Almost Composed

Meditation and curiosity

Moving house, the not-so-minimalist way

April 23, 2015

Moving house is a time for deciding what to keep and what to throw away. A chance to be minimalist, if only I had the cojones.

We’ve decamped from Cornwall and marched on Devon. Now we are faced with many Things To Do, not least of which is deciding which of my faded treasures and never-did-come-in-handy gizmos can be safely discarded, and which are still awaiting their day of glory. Having become distantly acquainted with the idea of minimalism, I feel an urge to throw things away that is every bit as compulsive as my previous urges to acquire and hoard. The only problem is, I’m not a very good minimalist. In fact, I am minimally minimalist.

Minimalism when you hoard books

I am too sentimental. About old computer games I’ll never finish. About band t-shirts bought at gigs in my rockin’ twenties. About utterly crap films I should be ashamed to admit I’ve watched, nay enjoyed, nay owned. So while I’ve lived happily for ten months from a suitcase of clothes, I couldn’t imagine what skulking horror awaited me in a storage depot in darkest Hampshire. “Just what did I put in there?” I naïvely pondered many times. Ignorant fool! You know what the removal men awoke in the darkness. Flame and shadow. And 19 boxes of books. The b*stards were breeding in there. And three more guitars in various states of bad repair to add to the caravan of damaged string instruments I already had about me. These are the things I find especially hard to part with. Argh.

There is a process of domestic archaeology I have become too familiar with. I approach the box with strong resolve, thus:

  1. Whatever’s in there, I’ll throw out.
  2. I can’t need whatever’s in there because I already have everything I need.
  3. Oh, that’s what’s in there. I haven’t seen that in ages.
  4. It’s useful, but not to me. I’ll take it to the charity shop.
  5. I’ll take a photo of it. Then get rid.
  6. I can never be parted from it again. I’ll hide it in this box.

And now, on recovering my external hard drive, a similar mindset holds for my digital life. Can you be a digital minimalist? Not if you hang onto every text file snippet of poetry, every blurred photo, and hastily recorded song idea you’ve accumulated over the last ten years.

I managed to thin out the duplicate files using some handy software. Then, once the house was unboxed, my digital crusade began in earnest. I found some interesting things, such as this song I kind of improvised and recorded and then totally forgot about for nearly ten years. So, here is ‘The Blackest Ship’. You are one of the first people to hear it. I bought the violin off eBay and abused the bow with Jimmy Page-style antics at Distant Signal gigs. I haven’t used it much (at all) since those days but still cart it around with me.

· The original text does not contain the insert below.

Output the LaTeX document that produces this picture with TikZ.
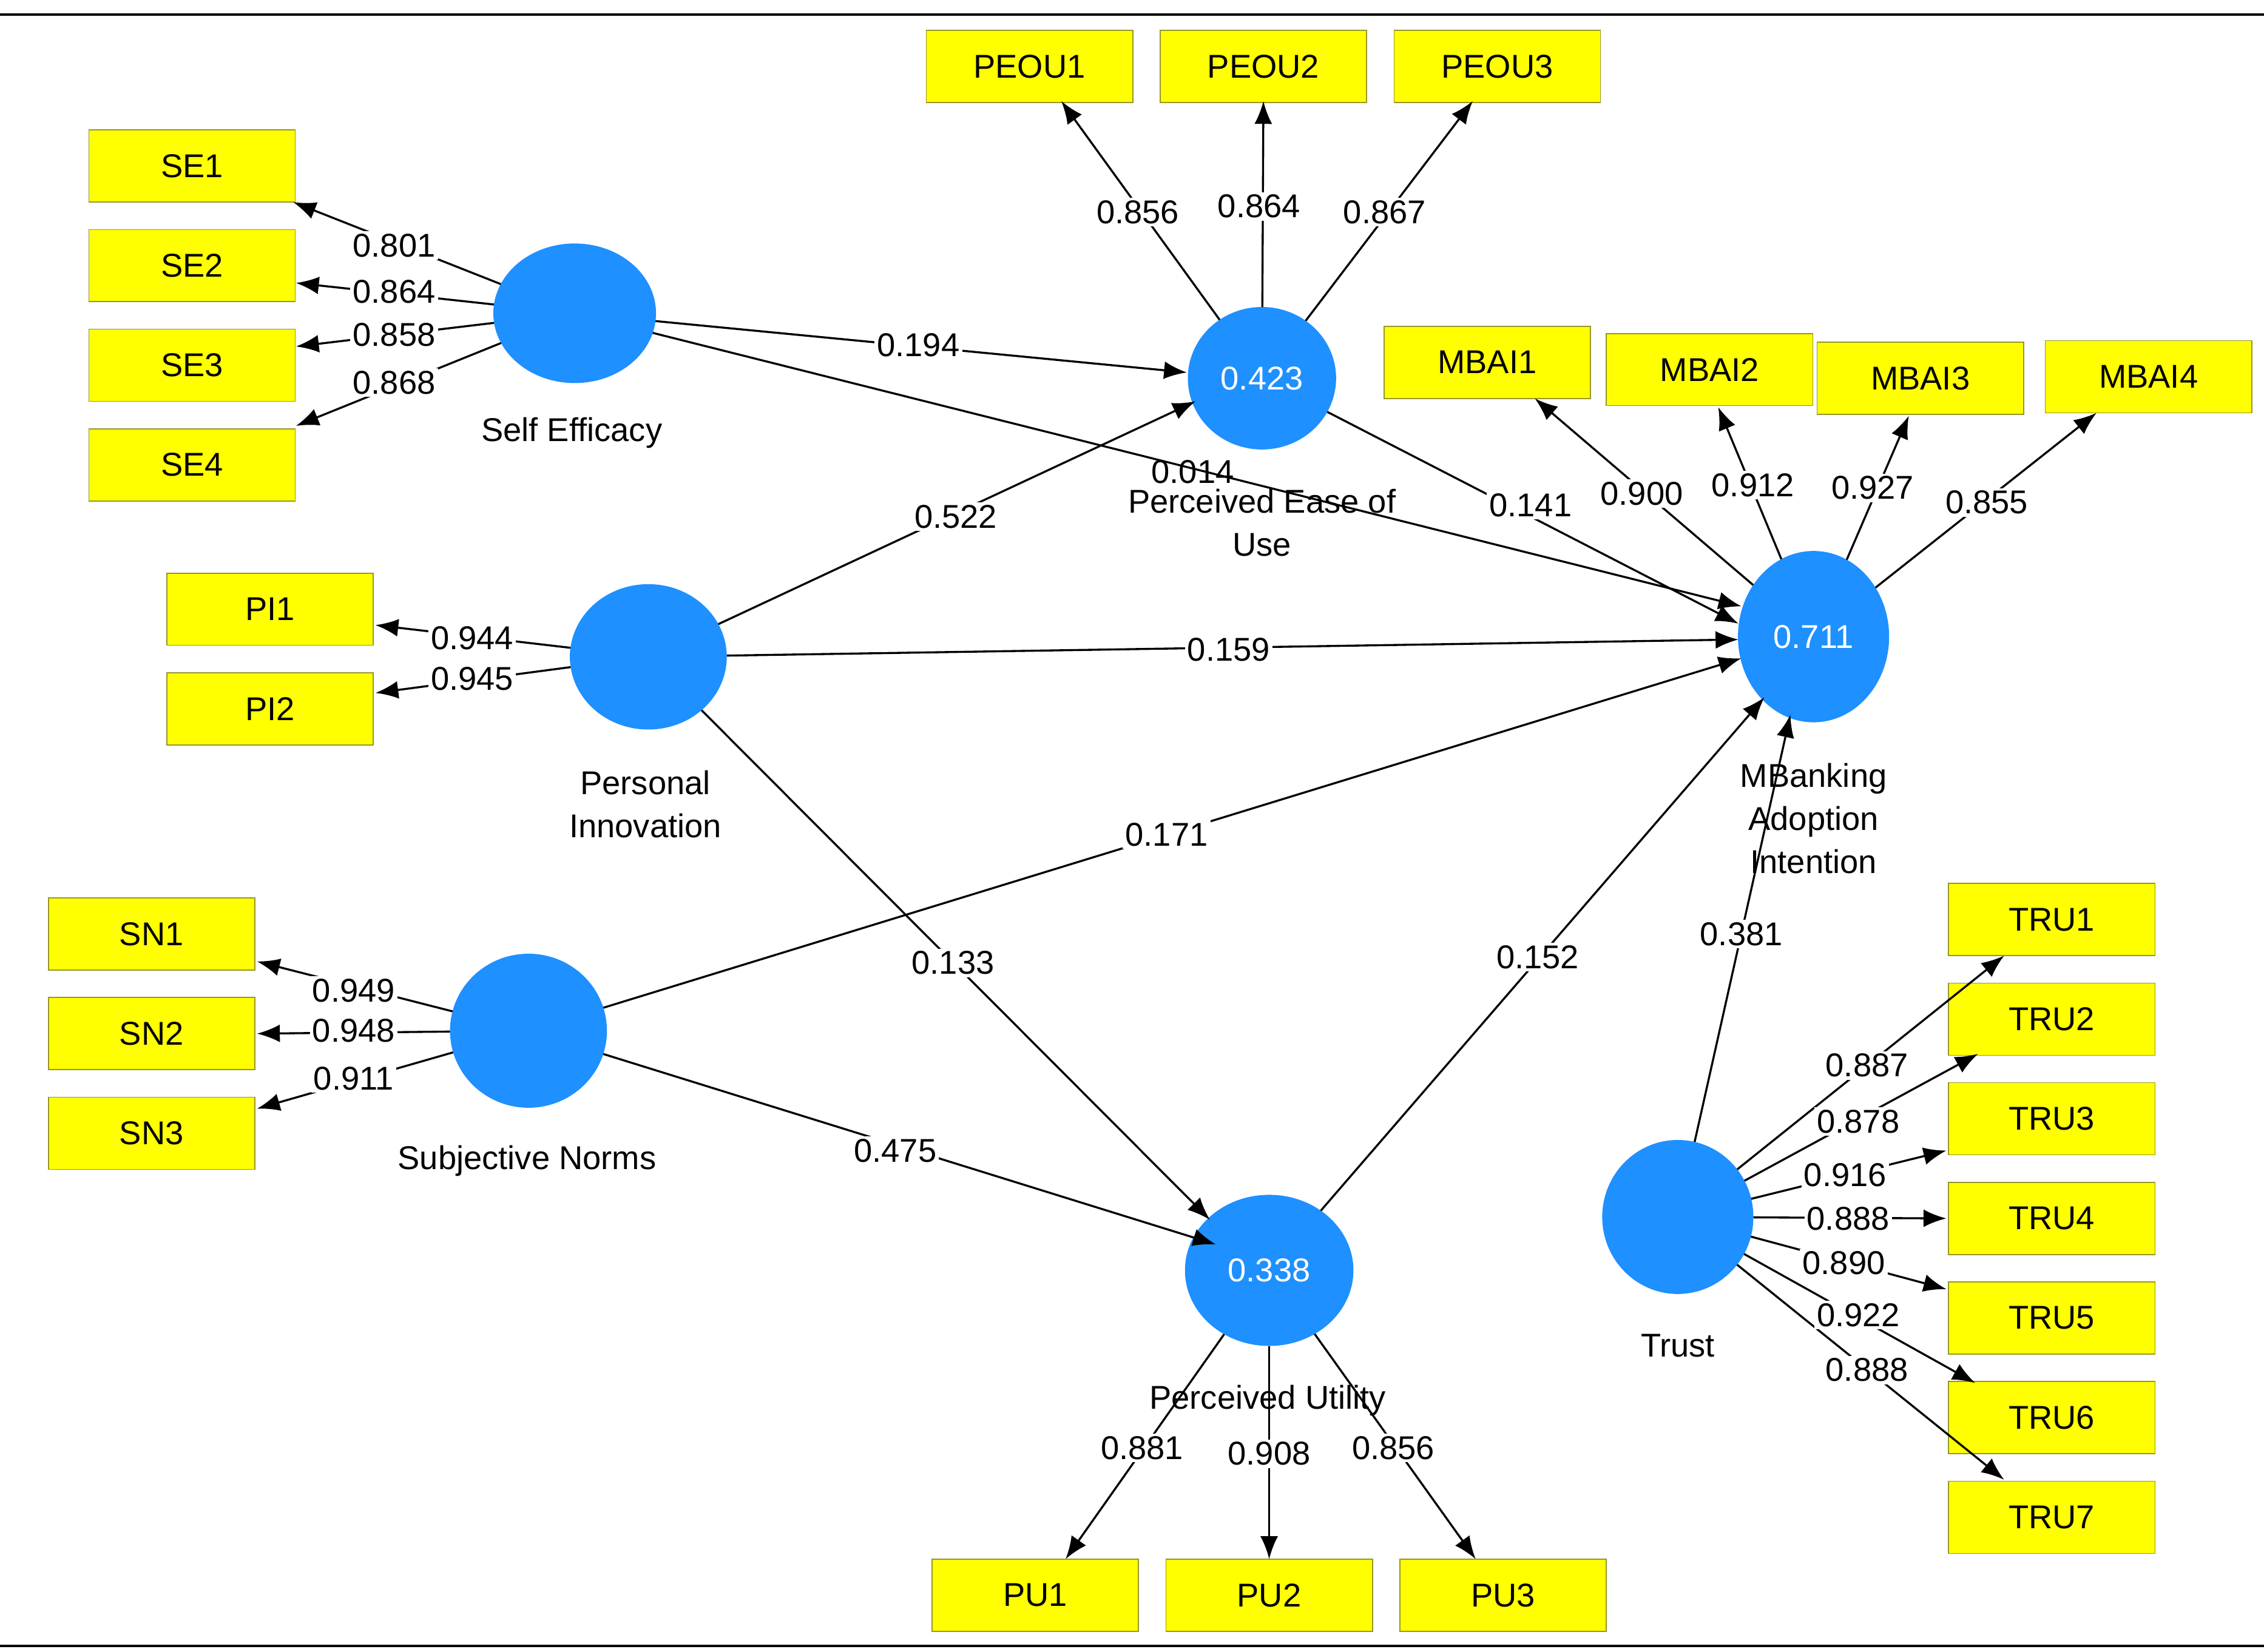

For a brief time I was able to reconnect with whoever it is I used to be ten months ago, and ten years ago. Looking through a 500gb hard drive of old projects is a surefire way to witness the folly and doomed hope of man (me). Or, if you have the balls, go down to your local electronic waste recycling centre and shot-put it into a skip. But then again, maybe it’s worth keeping a few keepsakes around, so we don’t get too completely caught up in the current dramas and dreams of our lives, all of which will be archived sooner or later. Life goes on in its usual unexpected way.